スペイサイドのゆるやかに連なる丘を見る限り、世界的な高級品市場を鋭敏に察知している自由な発想の持ち主がいそうにはとても思えない。しかし、エドリントン・グループのモルト・ディレクター、ケン・グリアこそ、ザ・マッカランを「尊敬されるストイックなシングルモルト」から「世界に名を馳せる前衛的な蒸溜所」に変えた、多くの革新的なキャンペーンの生みの親だ。
「ザ・マッカランは常に自由な発想のDNAを持っていました。事実、何年も前には、この蒸溜所は周辺の荒くれ者が働いているところと言われていました」と彼は指摘する。「ですから、私たちはいつも、少し変わっているという評判でした」
その中核には、既成概念に挑戦したいという願望…ケンの言葉を借りれば「敢えて違っていたい」という気持ちがある。「マスターズ・オブ・フォトグラフィ」のリリース全般にわたる著名カメラマンとの契約(ランキンアニー・リーボヴィッツ)から、有名な香水メーカー(ロハ・ダヴ)との提携、ラリック・クリスタルとのパートナーシップに至るまで、ザ・マッカランはおそらく、スペイサイドの蒸溜所としては類い稀なことに、ウイスキーつくりという認識をセレブの世界に移行させた。
「私たちが打ち出すキャンペーンや起用する人たちのせいだけではありません。一部には、費用と便宜性のために他の人々が避けるシェリーカスクを使用しているという事実に根差しています。しかし、すべての根底にあるスローガンといえば、驚きとセンスがあり、革新的な − それでいて美しいものを創り出すことに尽きます。強いコンセプトと素晴らしいウイスキーをもとに、毎回違う、より良いことをしようと挑戦しています」
自由な発想という精神を追求するザ・マッカランの最新のアイデアは、ブランドの関係という点で新たなレベルを達成している。
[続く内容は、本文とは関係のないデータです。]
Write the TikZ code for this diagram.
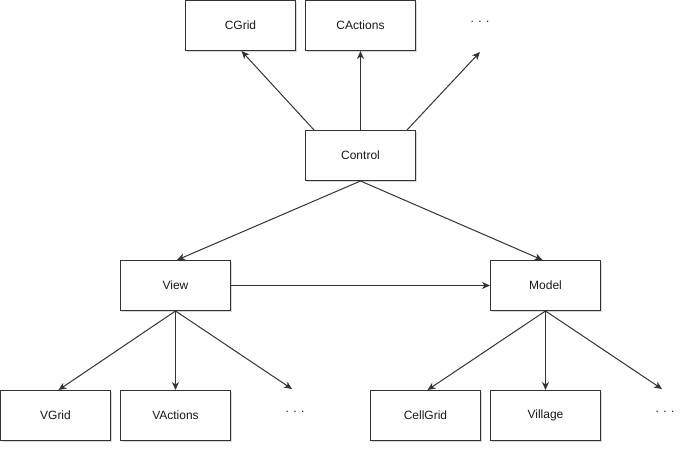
\documentclass[tikz,border=0pt]{standalone}
\usepackage{fontspec}
\setmainfont{Liberation Sans}
\usetikzlibrary{arrows.meta,shadows}
\begin{document}
\begin{tikzpicture}[x=1pt,y=-1pt,
  box/.style={draw=black!80, line width=1pt, fill=white, minimum width=110pt, minimum height=50pt, inner sep=0pt,
    font=\fontsize{12}{14}\selectfont, text=black!90,
    drop shadow={shadow xshift=1.2pt, shadow yshift=-1.2pt, opacity=0.25, fill=black!60}},
  dots/.style={inner sep=0pt, font=\fontsize{12}{14}\selectfont, text=black!90},
  conn/.style={draw=black!80, line width=1pt, -{Stealth[length=8pt,width=7pt,inset=2.5pt]}}]
\useasboundingbox (0,0) rectangle (689,452);
\fill[white] (0,0) rectangle (689,452);
% top row
\node[box] (cgrid) at (240.5,25.5) {CGrid};
\node[box] (cact) at (360.5,25.5) {CActions};
\node[dots] (tdots) at (480,22) {. . .};
% control
\node[box] (ctrl) at (360.5,155.5) {Control};
% middle row
\node[box] (view) at (175.5,285.5) {View};
\node[box] (model) at (545.5,285.5) {Model};
% bottom row
\node[box] (vgrid) at (55.5,415.5) {VGrid};
\node[box] (vact) at (175.5,415.5) {VActions};
\node[dots] (vdots) at (295,412) {. . .};
\node[box] (cell) at (425.5,415.5) {CellGrid};
\node[box] (vill) at (545.5,415.5) {Village};
\node[dots] (mdots) at (665,412) {. . .};
% free ends
\coordinate (te) at (480,52);
\coordinate (ve) at (292,389);
\coordinate (me) at (662,389);
% connectors
\draw[conn] ([xshift=9pt]ctrl.north west) -- ([xshift=1pt]cgrid.south);
\draw[conn] (ctrl.north) -- (cact.south);
\draw[conn] ([xshift=-9pt]ctrl.north east) -- (te);
\draw[conn] (ctrl.south) -- ([xshift=1.5pt]view.north);
\draw[conn] (ctrl.south) -- ([xshift=-3pt]model.north);
\draw[conn] (view.east) -- (model.west);
\draw[conn] (view.south) -- ([xshift=3pt]vgrid.north);
\draw[conn] (view.south) -- (vact.north);
\draw[conn] (view.south) -- (ve);
\draw[conn] (model.south) -- ([xshift=2pt]cell.north);
\draw[conn] (model.south) -- (vill.north);
\draw[conn] (model.south) -- (me);
\end{tikzpicture}
\end{document}
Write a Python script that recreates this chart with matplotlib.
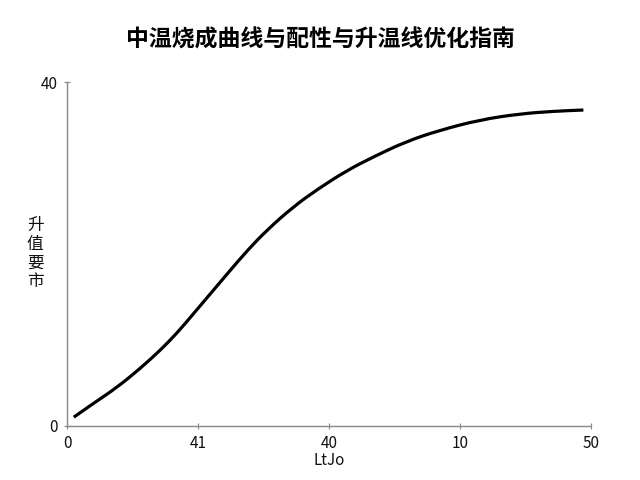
import matplotlib
matplotlib.use("Agg")
import matplotlib.pyplot as plt
from matplotlib.path import Path
from matplotlib.patches import PathPatch

plt.rcParams['font.family'] = ['Noto Sans CJK SC', 'DejaVu Sans']

title = "中温烧成曲线与配性与升温线优化指南"
ylabel_chars = ["升", "值", "要", "市"]
xlabel = "LtJo"
xtick_pos = [0, 12.5, 25, 37.5, 50]
xtick_labels = ["0", "41", "40", "10", "50"]
ytick_pos = [0, 40]
ytick_labels = ["0", "40"]

x_vals = [0.63, 2.5, 4.8, 7.0, 8.9, 10.5, 12.1, 13.7, 15.3, 17.2, 19.1, 21.6,
          24.0, 26.7, 29.25, 32.4, 35.6, 39.4, 43.2, 46.4, 49.3]
y_vals = [1.0, 2.6, 4.5, 6.7, 8.8, 10.8, 13.1, 15.4, 17.7, 20.4, 22.8, 25.5,
          27.6, 29.7, 31.3, 33.1, 34.4, 35.6, 36.3, 36.6, 36.75]

fig = plt.figure(figsize=(6.4, 4.8), dpi=100)
ax = fig.add_axes([0.105, 0.113, 0.818, 0.716])

# smooth curve through the read points (quadratic Bezier via midpoints)
pts = list(zip(x_vals, y_vals))
verts = [pts[0]]
codes = [Path.MOVETO]
mid0 = ((pts[0][0] + pts[1][0]) / 2, (pts[0][1] + pts[1][1]) / 2)
verts.append(mid0)
codes.append(Path.LINETO)
for i in range(1, len(pts) - 1):
    nxt = ((pts[i][0] + pts[i + 1][0]) / 2, (pts[i][1] + pts[i + 1][1]) / 2)
    verts += [pts[i], nxt]
    codes += [Path.CURVE3, Path.CURVE3]
verts.append(pts[-1])
codes.append(Path.LINETO)
ax.add_patch(PathPatch(Path(verts, codes), facecolor='none', edgecolor='black',
                       linewidth=2.3, capstyle='butt', joinstyle='round'))

ax.set_xlim(0, 50)
ax.set_ylim(0, 40)
ax.set_xticks(xtick_pos)
ax.set_xticklabels(xtick_labels, fontsize=11)
ax.set_yticks(ytick_pos)
ax.set_yticklabels(ytick_labels, fontsize=11)
for s in ['top', 'right']:
    ax.spines[s].set_visible(False)
for s in ['left', 'bottom']:
    ax.spines[s].set_color('#888888')
    ax.spines[s].set_linewidth(1.0)
ax.tick_params(axis='both', direction='inout', length=5, color='#888888', pad=4, labelcolor='#111111')
ax.set_xlabel(xlabel, fontsize=11, labelpad=0, color='#111111')

fig.text(0.5, 0.917, title, ha='center', va='center', fontsize=16.5, fontweight='bold')
fig.text(0.055, 0.472, "\n".join(ylabel_chars), ha='center', va='center', fontsize=12,
         linespacing=1.12, color='#111111')

fig.savefig("out.png", dpi=100, facecolor='white')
オークリー(アウトドア衣類で有名)のアドバンスド・プロダクト・デザインチームをパートナーとして、地味なヒップフラスクに完全に新たな革命を起こしたのだ。世界最先端の構造技術を取り入れた容器はまるで現代の鎧のようで、これまでに作られた中で最も衝撃に強いヒップフラスクになった。蒸溜所では数台のスーパーカーがこれで「遊んで」、その頑丈さが試される映像まで撮影した。

一方で、キャンペーンはこれまでのところスペイサイドの素朴で伝統的なイメージからかけ離れているように思えるが、同時に、ザ・マッカランを究極の高級品の代名詞にするというグリアの構想には完璧に調和している。
「私にとって、最も重要なスタート地点は、はっきりしたアイデアの中心に何があり、それをどうやって伝えるかということなのです」とケンは物思いにふけるように言う。「私たちのビジネスの強みは、自由な発想に寛容であり、それを支持し、敢えて他と違っていることを認めるところです」

それでは、一匹狼に、掟破りに、そして自由な発想の人々に乾杯しよう。